In terms of serious downsides to The Waterfront, there really isn’t too much to complain about. The soundsystem might not be as sharp as The Open’s crystal clear set-up, and if you are really splitting hairs then there’s a couple of awkwardly placed pillars in the main room, but nothing that can really take away from a great night out.
by Jack Enright
The Open can sometimes feel like the unloved middle child of the Norwich music scene when compared to the big, shiny LCR and the older, more chic vibe of the Arts Centre. This isn’t helped by the way things are run over there either – step through the doors on gig night and you are confronted by a phalanx of high-vis clad stewards, marshals and doorstaff, who proceed to make the gig feel slightly awkward by hanging around the entire night like anxious teachers at a school disco. It’s not all bad news by any means, however – the Open team actually have a knack for snagging some top musical talent just before they hit the big time.
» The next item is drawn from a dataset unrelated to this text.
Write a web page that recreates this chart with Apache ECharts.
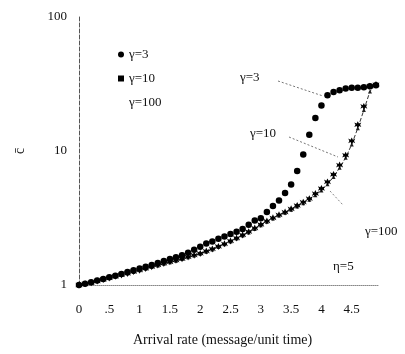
<!DOCTYPE html>
<html>
<head>
<meta charset="utf-8">
<script src="https://cdn.jsdelivr.net/npm/echarts@6/dist/echarts.min.js"></script>
<style>
  html, body { margin: 0; padding: 0; background: #fff; }
  #chart { width: 405px; height: 354px; }
</style>
</head>
<body>
<div id="chart"></div>
<script>
// arrival rate (message/unit time)
const rates = [0, 0.1, 0.2, 0.3, 0.4, 0.5, 0.6, 0.7, 0.8, 0.9,
  1.0, 1.1, 1.2, 1.3, 1.4, 1.5, 1.6, 1.7, 1.8, 1.9,
  2.0, 2.1, 2.2, 2.3, 2.4, 2.5, 2.6, 2.7, 2.8, 2.9,
  3.0, 3.1, 3.2, 3.3, 3.4, 3.5, 3.6, 3.7, 3.8, 3.9,
  4.0, 4.1, 4.2, 4.3, 4.4, 4.5, 4.6, 4.7, 4.8, 4.9];

// mean cost c̄ (log scale)
const gamma3 = [1.00, 1.02, 1.05, 1.08, 1.11, 1.14, 1.17, 1.21, 1.25, 1.29,
  1.33, 1.37, 1.41, 1.46, 1.51, 1.56, 1.61, 1.67, 1.74, 1.83,
  1.93, 2.04, 2.11, 2.21, 2.30, 2.40, 2.50, 2.62, 2.81, 3.03,
  3.15, 3.50, 3.88, 4.28, 4.86, 5.62, 7.1, 9.4, 13.2, 17.6,
  21.9, 26.1, 27.6, 28.4, 29.3, 29.6, 29.6, 29.9, 30.4, 31.0];
const gamma10 = [1.00, 1.02, 1.04, 1.07, 1.10, 1.13, 1.16, 1.19, 1.22, 1.26,
  1.29, 1.33, 1.37, 1.41, 1.45, 1.49, 1.53, 1.57, 1.62, 1.67,
  1.72, 1.79, 1.86, 1.94, 2.03, 2.13, 2.24, 2.36, 2.50, 2.66,
  2.83, 3.00, 3.17, 3.34, 3.50, 3.70, 3.92, 4.15, 4.41, 4.81,
  5.25, 5.88, 6.68, 7.85, 9.3, 11.9, 15.7, 21.5, 30.4, 31.2];
const gamma100 = [1.00, 1.02, 1.04, 1.07, 1.10, 1.13, 1.16, 1.19, 1.22, 1.25,
  1.29, 1.32, 1.36, 1.40, 1.44, 1.48, 1.52, 1.56, 1.61, 1.66,
  1.71, 1.77, 1.84, 1.92, 2.01, 2.11, 2.22, 2.34, 2.47, 2.62,
  2.79, 2.96, 3.13, 3.30, 3.46, 3.65, 3.86, 4.08, 4.33, 4.68,
  5.08, 5.65, 6.40, 7.50, 8.9, 11.2, 14.8, 20.2, 27.8, 32.0];

const seriesNames = ['γ=3', 'γ=10', 'γ=100'];
const xTickLabels = { 0: '0', 0.5: '.5', 1: '1', 1.5: '1.5', 2: '2', 2.5: '2.5', 3: '3', 3.5: '3.5', 4: '4', 4.5: '4.5' };

const FONT = 'Liberation Serif';
const INK = '#111';

// 星号方块标记
const STAR = 'path://M3,0 L4,2 L6,1 L5,3 L6,5 L4,4 L3,6 L2,4 L0,5 L1,3 L0,1 L2,2 Z';

const pair = (ys) => rates.map((x, i) => [x, ys[i]]);

const chart = echarts.init(document.getElementById('chart'));

const option = {
  animation: false,
  backgroundColor: '#fff',
  textStyle: { fontFamily: FONT, color: INK },
  grid: { left: 79, top: 17, width: 300, height: 268, containLabel: false },
  legend: {
    orient: 'vertical',
    left: 113,
    top: 43,
    itemWidth: 6,
    itemHeight: 6,
    itemGap: 11,
    textStyle: { fontFamily: FONT, fontSize: 13, color: INK },
    data: [
      { name: seriesNames[0], icon: 'circle' },
      { name: seriesNames[1], icon: 'rect' },
      { name: seriesNames[2], icon: 'none' },
    ],
  },
  xAxis: {
    type: 'value',
    min: 0,
    max: 4.95,
    interval: 0.5,
    axisLine: { lineStyle: { color: '#888', type: 'dotted', width: 1 } },
    axisTick: { show: false },
    splitLine: { show: false },
    axisLabel: {
      margin: 18,
      fontFamily: FONT,
      fontSize: 13,
      color: INK,
      showMaxLabel: false,
      formatter: (v) => xTickLabels[v] ?? '',
    },
  },
  yAxis: {
    type: 'log',
    logBase: 10,
    min: 1,
    max: 100,
    name: 'c\u0304',
    nameLocation: 'middle',
    nameRotate: 90,
    nameGap: 52,
    nameTextStyle: { fontFamily: FONT, fontSize: 14, color: INK },
    axisLine: { lineStyle: { color: '#555', type: 'dashed', width: 1 } },
    axisTick: { show: false },
    splitLine: { show: false },
    minorTick: { show: false },
    axisLabel: { margin: 12, fontFamily: FONT, fontSize: 13, color: INK },
  },
  series: [
    {
      name: seriesNames[2],
      type: 'line',
      data: pair(gamma100),
      symbol: 'triangle',
      symbolSize: 4,
      itemStyle: { color: '#222' },
      lineStyle: { color: '#333', width: 1, type: 'dashed' },
      z: 2,
    },
    {
      name: seriesNames[1],
      type: 'line',
      data: pair(gamma10),
      symbol: STAR,
      symbolSize: 7,
      itemStyle: { color: '#000' },
      lineStyle: { width: 0 },
      z: 3,
    },
    {
      name: seriesNames[0],
      type: 'line',
      data: pair(gamma3),
      symbol: 'circle',
      symbolSize: 6.5,
      itemStyle: { color: '#000' },
      lineStyle: { width: 0 },
      z: 4,
    },
  ],
  graphic: [
    // 曲线标注
    { type: 'text', left: 240, top: 71, style: { text: 'γ=3', font: `13px "${FONT}"`, fill: INK } },
    { type: 'line', shape: { x1: 278, y1: 81, x2: 323, y2: 96 }, style: { stroke: '#777', lineWidth: 1, lineDash: [2, 2] } },
    { type: 'text', left: 250, top: 127, style: { text: 'γ=10', font: `13px "${FONT}"`, fill: INK } },
    { type: 'line', shape: { x1: 289, y1: 137, x2: 338, y2: 157 }, style: { stroke: '#777', lineWidth: 1, lineDash: [2, 2] } },
    { type: 'text', left: 365, top: 225, style: { text: 'γ=100', font: `13px "${FONT}"`, fill: INK } },
    { type: 'line', shape: { x1: 330, y1: 191, x2: 343, y2: 205 }, style: { stroke: '#888', lineWidth: 1, lineDash: [2, 2] } },
    { type: 'text', left: 333, top: 260, style: { text: 'η=5', font: `13px "${FONT}"`, fill: INK } },
    // 横轴标题
    { type: 'text', left: 133, top: 333, style: { text: 'Arrival rate (message/unit time)', font: `14px "${FONT}"`, fill: INK } },
  ],
};

chart.setOption(option);
</script>
</body>
</html>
This means you often get the chance to see some of tomorrow’s big names in a small venue, and if you’re lucky, they’ll be playing downstairs in the tiny, intimate Club Room. Add to the mix the recently installed sound system, which is arguably the best in Norwich, and the fact there is free tea and coffee available at the bar (for God knows what reason) and there are some serious plus points to offset any downsides.
The Bicycle Shop
by Rob Drury
You’d be forgiven for thinking the Bicycle Shop on St Benedict’s Street serves only coffee, cake and little birds on bicycles as you walk through the door. But step downstairs to the music room for a gig and you’ll find it serves up a whole other host of delights.
Photo: Norwich Music
Whether perched on a stool by the small (but well-stocked) bar or lounging on a sofa by the stage, the tiny venue is perfect for chilled-out, intimate gigs.
Regardless of who’s playing, The Bicycle Shop is a must-visit gig venue for its relaxed atmosphere and tremendously hipster setting.